::: Data segment

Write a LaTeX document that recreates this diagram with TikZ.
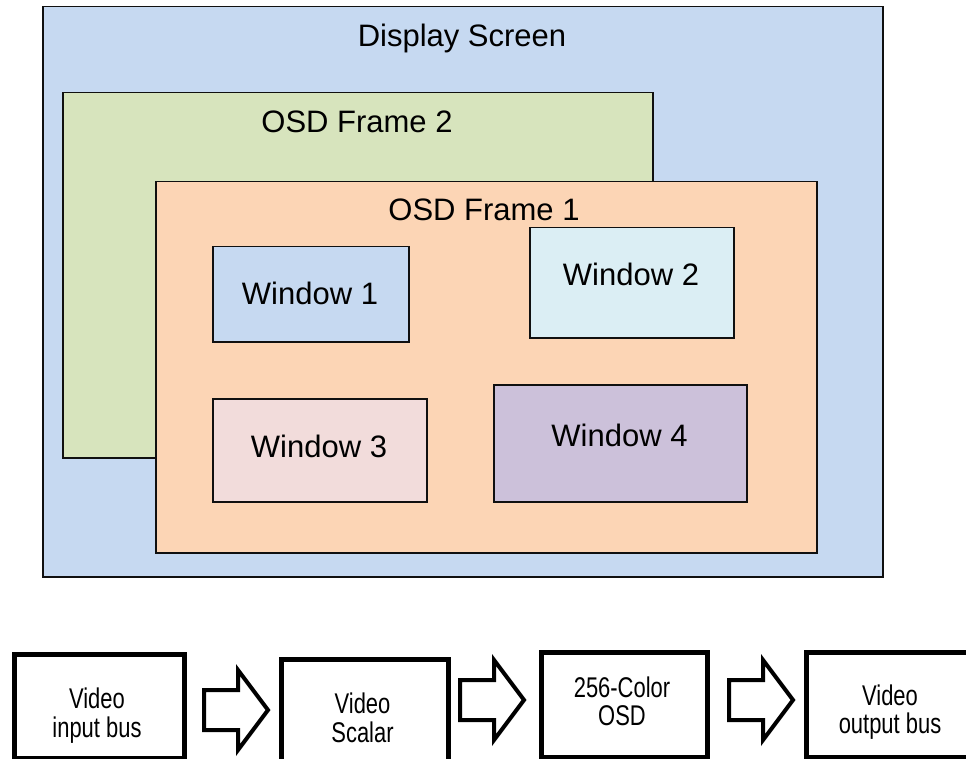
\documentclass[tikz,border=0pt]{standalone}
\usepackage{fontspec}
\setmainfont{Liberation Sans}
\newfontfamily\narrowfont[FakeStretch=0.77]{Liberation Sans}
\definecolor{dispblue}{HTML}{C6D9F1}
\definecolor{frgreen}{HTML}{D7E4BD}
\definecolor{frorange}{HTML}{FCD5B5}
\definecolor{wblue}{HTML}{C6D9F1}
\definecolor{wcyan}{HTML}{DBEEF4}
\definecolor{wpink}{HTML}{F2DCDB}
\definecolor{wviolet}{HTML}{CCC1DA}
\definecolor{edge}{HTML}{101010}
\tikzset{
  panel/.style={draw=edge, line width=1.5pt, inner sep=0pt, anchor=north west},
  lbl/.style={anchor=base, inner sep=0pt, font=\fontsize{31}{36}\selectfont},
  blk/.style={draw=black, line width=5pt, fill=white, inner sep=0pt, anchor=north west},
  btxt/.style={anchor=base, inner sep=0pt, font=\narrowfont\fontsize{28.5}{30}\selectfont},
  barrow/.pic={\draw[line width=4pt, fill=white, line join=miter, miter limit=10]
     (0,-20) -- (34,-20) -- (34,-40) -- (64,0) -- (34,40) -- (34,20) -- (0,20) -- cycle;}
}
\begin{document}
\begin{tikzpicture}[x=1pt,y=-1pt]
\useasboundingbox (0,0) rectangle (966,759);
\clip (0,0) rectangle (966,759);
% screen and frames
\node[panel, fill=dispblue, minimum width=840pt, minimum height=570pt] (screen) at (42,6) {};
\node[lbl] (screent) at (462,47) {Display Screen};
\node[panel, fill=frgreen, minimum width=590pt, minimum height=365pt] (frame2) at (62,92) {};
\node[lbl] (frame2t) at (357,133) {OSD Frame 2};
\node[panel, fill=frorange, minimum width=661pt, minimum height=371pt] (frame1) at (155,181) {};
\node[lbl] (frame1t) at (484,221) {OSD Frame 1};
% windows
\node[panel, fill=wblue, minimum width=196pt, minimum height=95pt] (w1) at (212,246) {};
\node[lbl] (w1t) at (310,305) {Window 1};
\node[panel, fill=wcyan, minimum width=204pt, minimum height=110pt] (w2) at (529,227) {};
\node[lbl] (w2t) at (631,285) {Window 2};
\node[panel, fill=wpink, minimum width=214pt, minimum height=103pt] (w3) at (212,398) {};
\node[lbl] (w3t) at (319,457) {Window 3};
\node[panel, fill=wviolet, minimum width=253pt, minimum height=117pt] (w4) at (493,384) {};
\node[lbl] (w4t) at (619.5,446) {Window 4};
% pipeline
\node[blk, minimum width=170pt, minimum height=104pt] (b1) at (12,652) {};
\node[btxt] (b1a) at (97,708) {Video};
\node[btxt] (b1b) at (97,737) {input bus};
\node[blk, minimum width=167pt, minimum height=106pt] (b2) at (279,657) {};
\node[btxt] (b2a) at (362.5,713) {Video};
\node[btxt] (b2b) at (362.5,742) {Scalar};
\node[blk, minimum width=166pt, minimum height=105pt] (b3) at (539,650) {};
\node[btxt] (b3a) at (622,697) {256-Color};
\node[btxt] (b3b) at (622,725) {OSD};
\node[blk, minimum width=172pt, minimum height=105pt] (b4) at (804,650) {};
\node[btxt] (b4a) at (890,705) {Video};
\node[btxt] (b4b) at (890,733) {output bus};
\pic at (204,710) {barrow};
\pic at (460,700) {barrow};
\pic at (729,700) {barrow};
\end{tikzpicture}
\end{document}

::::::

## Directions
Restate the whole listing above exactly, except for its images.

## Solution for this exercise
Write a LaTeX document that recreates this diagram with TikZ.
\documentclass[tikz,border=0pt]{standalone}
\usepackage{fontspec}
\setmainfont{Liberation Sans}
\newfontfamily\narrowfont[FakeStretch=0.77]{Liberation Sans}
\definecolor{dispblue}{HTML}{C6D9F1}
\definecolor{frgreen}{HTML}{D7E4BD}
\definecolor{frorange}{HTML}{FCD5B5}
\definecolor{wblue}{HTML}{C6D9F1}
\definecolor{wcyan}{HTML}{DBEEF4}
\definecolor{wpink}{HTML}{F2DCDB}
\definecolor{wviolet}{HTML}{CCC1DA}
\definecolor{edge}{HTML}{101010}
\tikzset{
  panel/.style={draw=edge, line width=1.5pt, inner sep=0pt, anchor=north west},
  lbl/.style={anchor=base, inner sep=0pt, font=\fontsize{31}{36}\selectfont},
  blk/.style={draw=black, line width=5pt, fill=white, inner sep=0pt, anchor=north west},
  btxt/.style={anchor=base, inner sep=0pt, font=\narrowfont\fontsize{28.5}{30}\selectfont},
  barrow/.pic={\draw[line width=4pt, fill=white, line join=miter, miter limit=10]
     (0,-20) -- (34,-20) -- (34,-40) -- (64,0) -- (34,40) -- (34,20) -- (0,20) -- cycle;}
}
\begin{document}
\begin{tikzpicture}[x=1pt,y=-1pt]
\useasboundingbox (0,0) rectangle (966,759);
\clip (0,0) rectangle (966,759);
% screen and frames
\node[panel, fill=dispblue, minimum width=840pt, minimum height=570pt] (screen) at (42,6) {};
\node[lbl] (screent) at (462,47) {Display Screen};
\node[panel, fill=frgreen, minimum width=590pt, minimum height=365pt] (frame2) at (62,92) {};
\node[lbl] (frame2t) at (357,133) {OSD Frame 2};
\node[panel, fill=frorange, minimum width=661pt, minimum height=371pt] (frame1) at (155,181) {};
\node[lbl] (frame1t) at (484,221) {OSD Frame 1};
% windows
\node[panel, fill=wblue, minimum width=196pt, minimum height=95pt] (w1) at (212,246) {};
\node[lbl] (w1t) at (310,305) {Window 1};
\node[panel, fill=wcyan, minimum width=204pt, minimum height=110pt] (w2) at (529,227) {};
\node[lbl] (w2t) at (631,285) {Window 2};
\node[panel, fill=wpink, minimum width=214pt, minimum height=103pt] (w3) at (212,398) {};
\node[lbl] (w3t) at (319,457) {Window 3};
\node[panel, fill=wviolet, minimum width=253pt, minimum height=117pt] (w4) at (493,384) {};
\node[lbl] (w4t) at (619.5,446) {Window 4};
% pipeline
\node[blk, minimum width=170pt, minimum height=104pt] (b1) at (12,652) {};
\node[btxt] (b1a) at (97,708) {Video};
\node[btxt] (b1b) at (97,737) {input bus};
\node[blk, minimum width=167pt, minimum height=106pt] (b2) at (279,657) {};
\node[btxt] (b2a) at (362.5,713) {Video};
\node[btxt] (b2b) at (362.5,742) {Scalar};
\node[blk, minimum width=166pt, minimum height=105pt] (b3) at (539,650) {};
\node[btxt] (b3a) at (622,697) {256-Color};
\node[btxt] (b3b) at (622,725) {OSD};
\node[blk, minimum width=172pt, minimum height=105pt] (b4) at (804,650) {};
\node[btxt] (b4a) at (890,705) {Video};
\node[btxt] (b4b) at (890,733) {output bus};
\pic at (204,710) {barrow};
\pic at (460,700) {barrow};
\pic at (729,700) {barrow};
\end{tikzpicture}
\end{document}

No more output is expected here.